Aim >> Omit all pictures and transcribe only the lines in the entries below that run from the line with "What React, TypeScript" through the line with "import * as".

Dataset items
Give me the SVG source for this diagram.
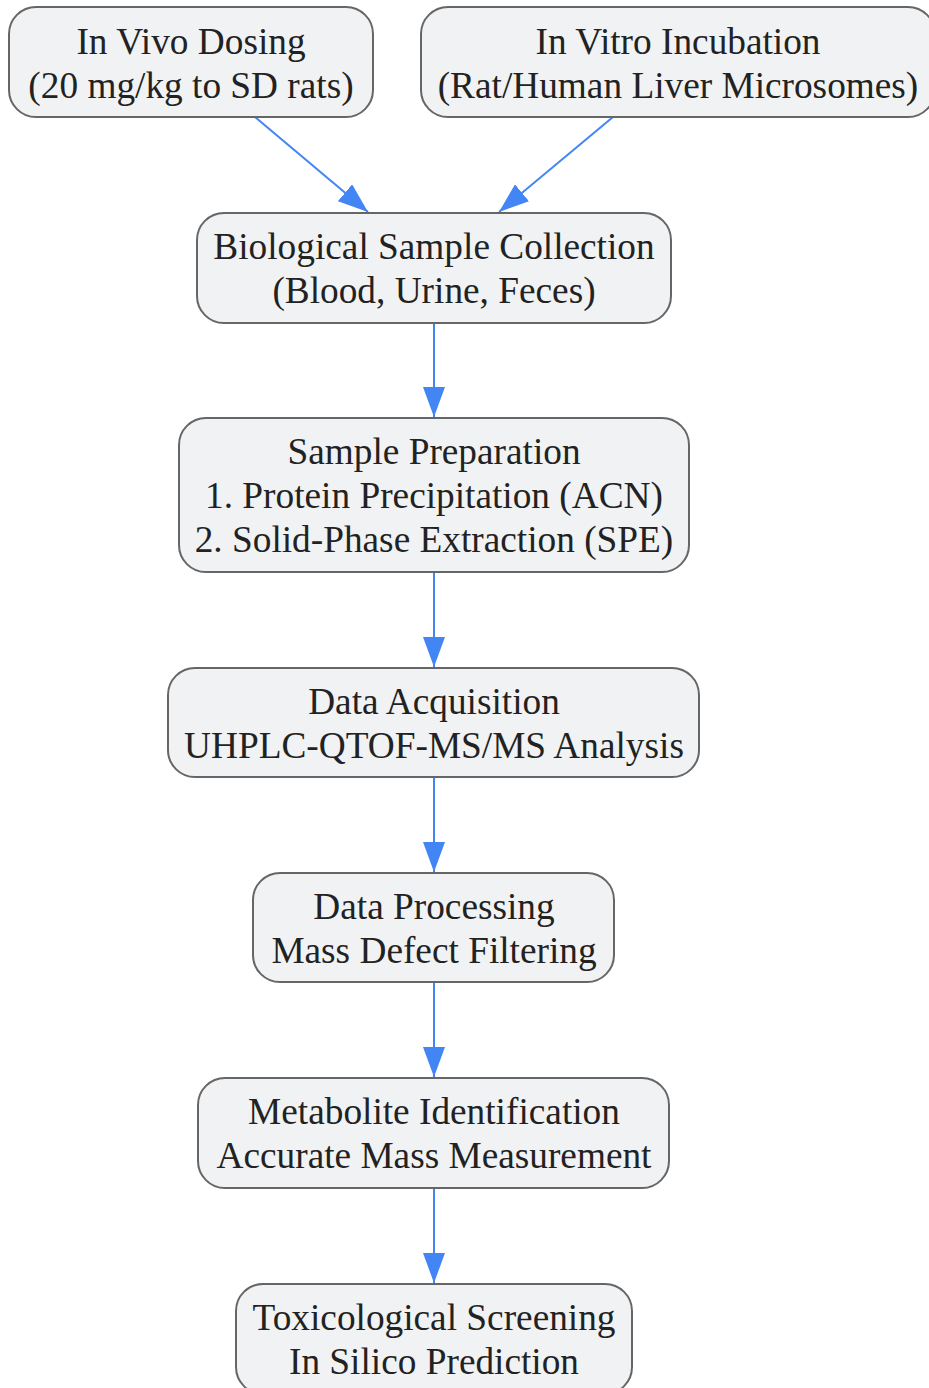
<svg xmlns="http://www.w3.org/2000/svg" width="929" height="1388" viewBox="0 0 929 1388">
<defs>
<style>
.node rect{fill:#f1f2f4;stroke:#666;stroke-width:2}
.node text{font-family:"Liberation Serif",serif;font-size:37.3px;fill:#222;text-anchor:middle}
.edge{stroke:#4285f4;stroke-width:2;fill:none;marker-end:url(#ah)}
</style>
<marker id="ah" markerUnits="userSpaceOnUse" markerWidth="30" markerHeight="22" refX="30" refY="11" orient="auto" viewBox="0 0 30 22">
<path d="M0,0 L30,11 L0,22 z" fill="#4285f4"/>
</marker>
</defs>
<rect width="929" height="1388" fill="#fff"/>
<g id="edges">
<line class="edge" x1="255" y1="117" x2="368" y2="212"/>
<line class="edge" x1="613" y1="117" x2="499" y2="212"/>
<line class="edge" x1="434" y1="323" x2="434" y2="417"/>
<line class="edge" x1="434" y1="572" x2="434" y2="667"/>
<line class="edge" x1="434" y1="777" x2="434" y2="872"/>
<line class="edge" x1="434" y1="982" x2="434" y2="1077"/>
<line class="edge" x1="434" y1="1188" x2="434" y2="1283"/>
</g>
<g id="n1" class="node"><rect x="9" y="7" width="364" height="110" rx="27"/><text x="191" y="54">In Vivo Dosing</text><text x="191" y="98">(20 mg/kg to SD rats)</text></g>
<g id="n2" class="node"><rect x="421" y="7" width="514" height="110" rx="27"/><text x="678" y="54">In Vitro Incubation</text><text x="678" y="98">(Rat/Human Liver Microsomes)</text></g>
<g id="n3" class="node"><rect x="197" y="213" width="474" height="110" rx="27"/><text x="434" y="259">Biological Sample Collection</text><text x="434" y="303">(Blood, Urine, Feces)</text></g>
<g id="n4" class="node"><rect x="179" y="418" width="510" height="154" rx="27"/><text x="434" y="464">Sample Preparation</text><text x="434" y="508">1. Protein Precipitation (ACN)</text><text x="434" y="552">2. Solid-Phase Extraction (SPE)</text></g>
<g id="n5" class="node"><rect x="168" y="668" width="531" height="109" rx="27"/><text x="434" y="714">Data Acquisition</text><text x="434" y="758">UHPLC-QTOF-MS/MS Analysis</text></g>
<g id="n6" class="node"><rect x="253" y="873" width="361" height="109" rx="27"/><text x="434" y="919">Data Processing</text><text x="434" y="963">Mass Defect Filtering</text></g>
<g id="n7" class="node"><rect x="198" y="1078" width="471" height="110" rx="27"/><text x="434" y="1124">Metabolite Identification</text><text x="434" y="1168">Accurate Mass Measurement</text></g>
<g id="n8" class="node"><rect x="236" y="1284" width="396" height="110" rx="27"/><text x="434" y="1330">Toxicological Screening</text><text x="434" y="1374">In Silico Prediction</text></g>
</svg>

...

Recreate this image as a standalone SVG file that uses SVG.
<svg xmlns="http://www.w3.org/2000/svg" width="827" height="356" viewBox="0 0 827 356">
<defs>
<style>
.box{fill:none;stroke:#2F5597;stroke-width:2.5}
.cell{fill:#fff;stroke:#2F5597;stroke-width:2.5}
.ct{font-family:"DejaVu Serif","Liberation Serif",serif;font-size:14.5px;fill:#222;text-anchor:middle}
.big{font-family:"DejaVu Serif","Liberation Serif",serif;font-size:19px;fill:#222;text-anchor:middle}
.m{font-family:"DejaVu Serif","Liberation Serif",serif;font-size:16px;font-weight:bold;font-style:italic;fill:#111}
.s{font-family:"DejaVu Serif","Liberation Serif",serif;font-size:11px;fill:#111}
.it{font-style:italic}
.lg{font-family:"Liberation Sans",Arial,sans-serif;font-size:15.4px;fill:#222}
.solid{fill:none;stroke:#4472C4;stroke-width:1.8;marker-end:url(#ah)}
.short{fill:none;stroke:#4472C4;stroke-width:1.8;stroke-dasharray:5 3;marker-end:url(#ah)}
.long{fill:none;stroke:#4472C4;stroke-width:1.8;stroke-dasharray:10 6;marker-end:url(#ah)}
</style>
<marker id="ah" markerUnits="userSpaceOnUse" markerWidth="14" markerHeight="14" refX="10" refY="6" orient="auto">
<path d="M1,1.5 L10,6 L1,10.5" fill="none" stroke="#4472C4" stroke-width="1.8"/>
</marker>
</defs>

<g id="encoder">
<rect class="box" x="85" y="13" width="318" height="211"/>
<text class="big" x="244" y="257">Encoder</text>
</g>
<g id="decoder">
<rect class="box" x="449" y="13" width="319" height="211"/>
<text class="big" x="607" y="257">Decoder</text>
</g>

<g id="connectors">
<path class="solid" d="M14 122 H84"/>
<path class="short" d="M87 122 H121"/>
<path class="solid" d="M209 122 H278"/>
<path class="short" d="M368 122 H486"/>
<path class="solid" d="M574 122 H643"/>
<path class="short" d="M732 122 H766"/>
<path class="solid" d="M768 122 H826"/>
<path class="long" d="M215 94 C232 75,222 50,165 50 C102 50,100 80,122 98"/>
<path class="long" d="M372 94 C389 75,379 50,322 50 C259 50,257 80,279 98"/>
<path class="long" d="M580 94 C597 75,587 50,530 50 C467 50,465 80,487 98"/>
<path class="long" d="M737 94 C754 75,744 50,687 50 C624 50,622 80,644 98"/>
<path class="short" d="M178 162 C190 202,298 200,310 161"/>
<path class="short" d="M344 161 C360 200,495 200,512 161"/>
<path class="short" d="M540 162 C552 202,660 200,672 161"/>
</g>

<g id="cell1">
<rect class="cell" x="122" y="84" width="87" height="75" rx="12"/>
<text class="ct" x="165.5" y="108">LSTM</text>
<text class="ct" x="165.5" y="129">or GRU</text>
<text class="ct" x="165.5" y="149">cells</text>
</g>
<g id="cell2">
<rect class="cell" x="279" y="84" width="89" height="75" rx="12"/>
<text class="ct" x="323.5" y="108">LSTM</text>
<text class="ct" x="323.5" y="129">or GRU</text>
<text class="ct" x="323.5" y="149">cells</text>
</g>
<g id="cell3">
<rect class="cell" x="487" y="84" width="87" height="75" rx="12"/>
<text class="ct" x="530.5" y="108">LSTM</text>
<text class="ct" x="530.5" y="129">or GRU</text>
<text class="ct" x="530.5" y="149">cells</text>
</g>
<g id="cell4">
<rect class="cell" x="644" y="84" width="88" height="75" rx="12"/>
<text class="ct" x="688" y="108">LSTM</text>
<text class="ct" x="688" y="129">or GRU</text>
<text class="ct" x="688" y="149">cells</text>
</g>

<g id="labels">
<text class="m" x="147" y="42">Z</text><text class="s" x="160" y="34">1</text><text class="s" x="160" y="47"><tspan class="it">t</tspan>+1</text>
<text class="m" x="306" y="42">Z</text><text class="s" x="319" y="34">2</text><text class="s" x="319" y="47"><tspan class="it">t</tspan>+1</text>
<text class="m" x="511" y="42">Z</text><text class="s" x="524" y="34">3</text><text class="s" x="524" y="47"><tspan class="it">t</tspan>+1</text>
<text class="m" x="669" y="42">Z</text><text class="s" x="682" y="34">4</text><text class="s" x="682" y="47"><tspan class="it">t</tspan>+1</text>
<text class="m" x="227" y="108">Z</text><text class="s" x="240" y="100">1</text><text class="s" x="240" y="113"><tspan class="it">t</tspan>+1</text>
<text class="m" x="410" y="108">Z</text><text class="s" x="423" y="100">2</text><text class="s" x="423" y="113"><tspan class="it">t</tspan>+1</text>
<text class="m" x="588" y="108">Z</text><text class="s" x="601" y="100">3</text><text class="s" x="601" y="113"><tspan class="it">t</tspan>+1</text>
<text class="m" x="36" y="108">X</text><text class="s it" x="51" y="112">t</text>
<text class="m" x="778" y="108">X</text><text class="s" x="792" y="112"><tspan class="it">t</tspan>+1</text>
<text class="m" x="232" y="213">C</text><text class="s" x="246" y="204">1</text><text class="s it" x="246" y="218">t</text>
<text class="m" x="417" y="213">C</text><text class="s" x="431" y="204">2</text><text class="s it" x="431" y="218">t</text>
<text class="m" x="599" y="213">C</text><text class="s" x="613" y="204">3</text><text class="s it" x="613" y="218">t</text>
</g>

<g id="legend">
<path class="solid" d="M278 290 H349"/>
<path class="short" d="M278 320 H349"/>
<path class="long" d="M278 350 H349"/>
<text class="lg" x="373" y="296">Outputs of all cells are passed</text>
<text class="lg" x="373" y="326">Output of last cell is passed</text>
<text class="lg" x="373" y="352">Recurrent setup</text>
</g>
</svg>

* * *

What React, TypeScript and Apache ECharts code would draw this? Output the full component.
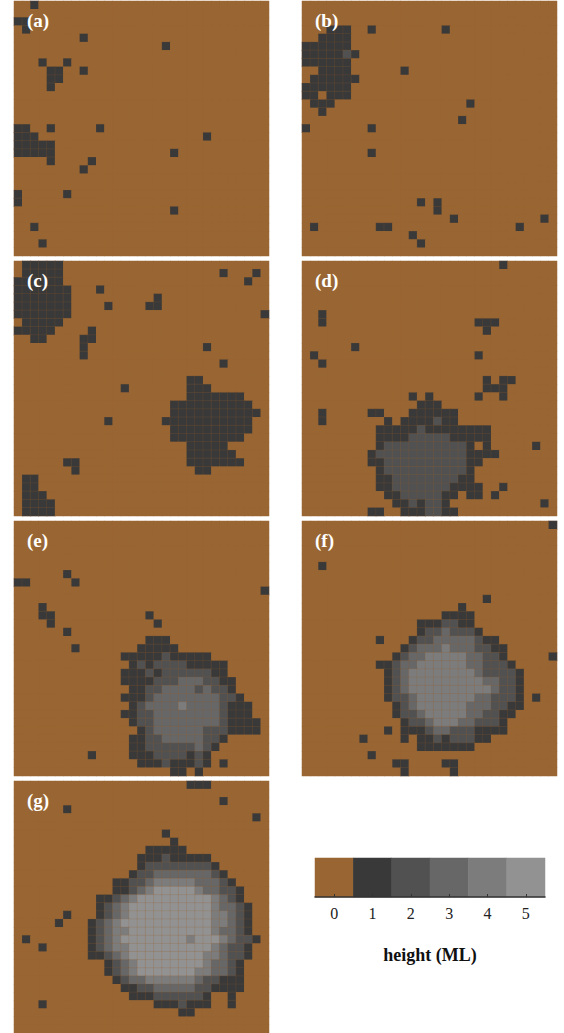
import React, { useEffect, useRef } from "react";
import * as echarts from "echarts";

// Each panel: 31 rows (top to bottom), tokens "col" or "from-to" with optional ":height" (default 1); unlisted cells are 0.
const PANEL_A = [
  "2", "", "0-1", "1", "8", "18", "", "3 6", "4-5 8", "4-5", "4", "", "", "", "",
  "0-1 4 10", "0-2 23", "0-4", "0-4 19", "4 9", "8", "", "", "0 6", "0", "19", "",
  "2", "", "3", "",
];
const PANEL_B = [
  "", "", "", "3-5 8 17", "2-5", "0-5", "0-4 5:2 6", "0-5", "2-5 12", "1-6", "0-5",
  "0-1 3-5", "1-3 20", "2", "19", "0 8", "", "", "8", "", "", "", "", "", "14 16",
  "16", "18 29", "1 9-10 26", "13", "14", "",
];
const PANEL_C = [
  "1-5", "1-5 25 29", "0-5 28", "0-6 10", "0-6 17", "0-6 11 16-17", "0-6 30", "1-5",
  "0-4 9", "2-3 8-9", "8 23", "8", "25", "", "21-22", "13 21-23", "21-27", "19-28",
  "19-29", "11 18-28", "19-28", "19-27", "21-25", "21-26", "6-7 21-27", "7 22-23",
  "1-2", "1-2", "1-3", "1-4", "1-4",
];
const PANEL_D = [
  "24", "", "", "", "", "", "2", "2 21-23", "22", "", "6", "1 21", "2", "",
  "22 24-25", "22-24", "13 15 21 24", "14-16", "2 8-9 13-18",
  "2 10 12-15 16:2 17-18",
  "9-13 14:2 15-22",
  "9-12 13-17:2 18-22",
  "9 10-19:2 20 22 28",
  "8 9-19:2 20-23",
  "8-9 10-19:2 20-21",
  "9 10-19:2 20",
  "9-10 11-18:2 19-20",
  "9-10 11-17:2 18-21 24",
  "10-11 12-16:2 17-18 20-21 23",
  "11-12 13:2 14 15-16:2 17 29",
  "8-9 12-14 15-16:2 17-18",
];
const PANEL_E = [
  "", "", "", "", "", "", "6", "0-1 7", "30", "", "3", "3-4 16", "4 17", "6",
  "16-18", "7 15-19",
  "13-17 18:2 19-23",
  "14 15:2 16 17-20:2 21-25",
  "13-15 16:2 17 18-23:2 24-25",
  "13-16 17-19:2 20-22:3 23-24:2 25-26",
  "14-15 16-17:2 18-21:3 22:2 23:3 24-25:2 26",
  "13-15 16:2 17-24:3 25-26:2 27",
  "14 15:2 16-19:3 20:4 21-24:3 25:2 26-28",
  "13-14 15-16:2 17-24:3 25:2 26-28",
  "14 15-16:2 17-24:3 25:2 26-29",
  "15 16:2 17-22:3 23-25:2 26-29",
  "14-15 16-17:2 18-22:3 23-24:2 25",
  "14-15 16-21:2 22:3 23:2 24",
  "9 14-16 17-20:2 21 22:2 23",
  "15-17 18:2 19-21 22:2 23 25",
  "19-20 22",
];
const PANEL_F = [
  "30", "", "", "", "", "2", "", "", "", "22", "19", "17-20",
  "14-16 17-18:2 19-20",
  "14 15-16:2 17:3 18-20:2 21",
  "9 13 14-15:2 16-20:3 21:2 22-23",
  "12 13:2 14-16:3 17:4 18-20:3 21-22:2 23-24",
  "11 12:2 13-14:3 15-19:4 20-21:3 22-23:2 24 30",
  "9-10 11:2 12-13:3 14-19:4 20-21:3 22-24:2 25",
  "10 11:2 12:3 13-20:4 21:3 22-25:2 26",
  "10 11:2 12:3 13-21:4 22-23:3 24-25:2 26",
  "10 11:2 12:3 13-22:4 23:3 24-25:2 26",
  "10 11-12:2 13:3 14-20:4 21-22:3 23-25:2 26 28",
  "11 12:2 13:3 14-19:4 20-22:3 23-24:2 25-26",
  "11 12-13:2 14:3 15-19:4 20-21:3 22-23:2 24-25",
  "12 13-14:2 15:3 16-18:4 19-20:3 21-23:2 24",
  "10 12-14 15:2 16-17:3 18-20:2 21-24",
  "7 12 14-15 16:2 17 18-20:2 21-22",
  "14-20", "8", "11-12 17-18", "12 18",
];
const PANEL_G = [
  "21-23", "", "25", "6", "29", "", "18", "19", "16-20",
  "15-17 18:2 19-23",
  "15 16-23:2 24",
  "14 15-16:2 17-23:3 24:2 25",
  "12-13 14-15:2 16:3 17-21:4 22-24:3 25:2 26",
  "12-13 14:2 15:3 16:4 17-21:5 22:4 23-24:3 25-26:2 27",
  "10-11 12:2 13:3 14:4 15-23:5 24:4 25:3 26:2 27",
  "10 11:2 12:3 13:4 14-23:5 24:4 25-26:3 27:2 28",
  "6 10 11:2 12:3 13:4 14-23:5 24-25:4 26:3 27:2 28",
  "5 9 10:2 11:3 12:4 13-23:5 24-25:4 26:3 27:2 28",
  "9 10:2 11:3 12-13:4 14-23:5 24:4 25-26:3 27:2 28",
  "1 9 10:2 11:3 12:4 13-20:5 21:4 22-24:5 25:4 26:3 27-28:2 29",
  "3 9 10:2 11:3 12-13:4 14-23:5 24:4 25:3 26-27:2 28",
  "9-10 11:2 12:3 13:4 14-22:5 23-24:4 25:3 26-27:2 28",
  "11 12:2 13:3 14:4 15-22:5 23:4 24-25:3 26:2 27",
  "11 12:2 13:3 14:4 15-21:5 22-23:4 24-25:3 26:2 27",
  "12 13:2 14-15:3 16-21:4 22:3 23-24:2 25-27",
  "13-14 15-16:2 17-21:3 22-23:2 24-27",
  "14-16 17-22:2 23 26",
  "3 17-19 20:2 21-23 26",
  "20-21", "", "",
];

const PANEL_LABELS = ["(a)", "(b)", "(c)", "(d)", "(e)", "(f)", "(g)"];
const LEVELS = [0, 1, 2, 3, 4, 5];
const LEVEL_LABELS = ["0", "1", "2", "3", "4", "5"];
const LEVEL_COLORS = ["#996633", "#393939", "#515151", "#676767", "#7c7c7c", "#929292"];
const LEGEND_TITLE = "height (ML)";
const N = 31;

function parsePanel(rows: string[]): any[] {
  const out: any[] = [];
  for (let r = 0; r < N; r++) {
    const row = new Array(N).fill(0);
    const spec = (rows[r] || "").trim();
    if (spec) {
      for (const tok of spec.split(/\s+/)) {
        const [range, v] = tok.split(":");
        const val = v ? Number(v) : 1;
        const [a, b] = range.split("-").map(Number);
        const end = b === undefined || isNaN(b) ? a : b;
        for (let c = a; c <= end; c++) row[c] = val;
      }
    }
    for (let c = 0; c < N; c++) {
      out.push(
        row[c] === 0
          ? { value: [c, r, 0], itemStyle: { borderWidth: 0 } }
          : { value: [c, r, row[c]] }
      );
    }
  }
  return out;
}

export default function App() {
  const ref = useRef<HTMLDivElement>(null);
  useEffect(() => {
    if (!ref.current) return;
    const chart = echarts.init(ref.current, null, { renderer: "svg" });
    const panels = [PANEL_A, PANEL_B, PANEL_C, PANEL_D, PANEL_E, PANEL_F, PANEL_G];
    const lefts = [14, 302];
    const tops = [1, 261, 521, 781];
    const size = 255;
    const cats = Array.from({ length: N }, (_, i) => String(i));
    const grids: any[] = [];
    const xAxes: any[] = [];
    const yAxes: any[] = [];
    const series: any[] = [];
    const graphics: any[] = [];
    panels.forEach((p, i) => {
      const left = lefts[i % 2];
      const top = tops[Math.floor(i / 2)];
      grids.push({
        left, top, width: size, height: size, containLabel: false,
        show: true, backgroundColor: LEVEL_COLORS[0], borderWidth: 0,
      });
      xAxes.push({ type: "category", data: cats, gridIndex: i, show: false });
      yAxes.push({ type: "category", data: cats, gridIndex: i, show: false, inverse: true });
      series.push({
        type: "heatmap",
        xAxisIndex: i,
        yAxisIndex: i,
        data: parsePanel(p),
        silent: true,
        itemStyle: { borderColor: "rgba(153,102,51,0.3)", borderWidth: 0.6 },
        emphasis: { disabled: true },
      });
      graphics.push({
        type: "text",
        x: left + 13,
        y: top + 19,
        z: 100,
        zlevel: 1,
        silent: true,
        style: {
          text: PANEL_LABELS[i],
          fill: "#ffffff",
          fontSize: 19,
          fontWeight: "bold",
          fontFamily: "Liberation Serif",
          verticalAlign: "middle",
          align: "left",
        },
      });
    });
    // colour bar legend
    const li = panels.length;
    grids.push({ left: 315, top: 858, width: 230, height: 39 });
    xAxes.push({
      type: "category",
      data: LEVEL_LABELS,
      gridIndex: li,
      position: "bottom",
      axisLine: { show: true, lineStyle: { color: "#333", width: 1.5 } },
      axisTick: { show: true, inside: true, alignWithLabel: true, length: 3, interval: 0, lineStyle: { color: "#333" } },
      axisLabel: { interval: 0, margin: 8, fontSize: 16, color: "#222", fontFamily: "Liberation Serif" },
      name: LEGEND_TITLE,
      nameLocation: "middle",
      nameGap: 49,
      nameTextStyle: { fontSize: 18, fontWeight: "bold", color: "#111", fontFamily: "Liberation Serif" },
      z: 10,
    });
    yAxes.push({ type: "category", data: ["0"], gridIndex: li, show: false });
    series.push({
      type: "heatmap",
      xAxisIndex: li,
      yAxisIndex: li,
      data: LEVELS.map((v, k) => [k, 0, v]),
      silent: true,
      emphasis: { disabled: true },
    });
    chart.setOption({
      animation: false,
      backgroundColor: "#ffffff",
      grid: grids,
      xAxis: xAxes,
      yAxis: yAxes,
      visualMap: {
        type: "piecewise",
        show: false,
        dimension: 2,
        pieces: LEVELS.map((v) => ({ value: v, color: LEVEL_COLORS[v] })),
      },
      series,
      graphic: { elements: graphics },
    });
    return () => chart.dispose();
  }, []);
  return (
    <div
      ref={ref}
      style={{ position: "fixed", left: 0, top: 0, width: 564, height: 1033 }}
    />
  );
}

Output below >>
What React, TypeScript and Apache ECharts code would draw this? Output the full component.
import React, { useEffect, useRef } from "react";
import * as echarts from "echarts";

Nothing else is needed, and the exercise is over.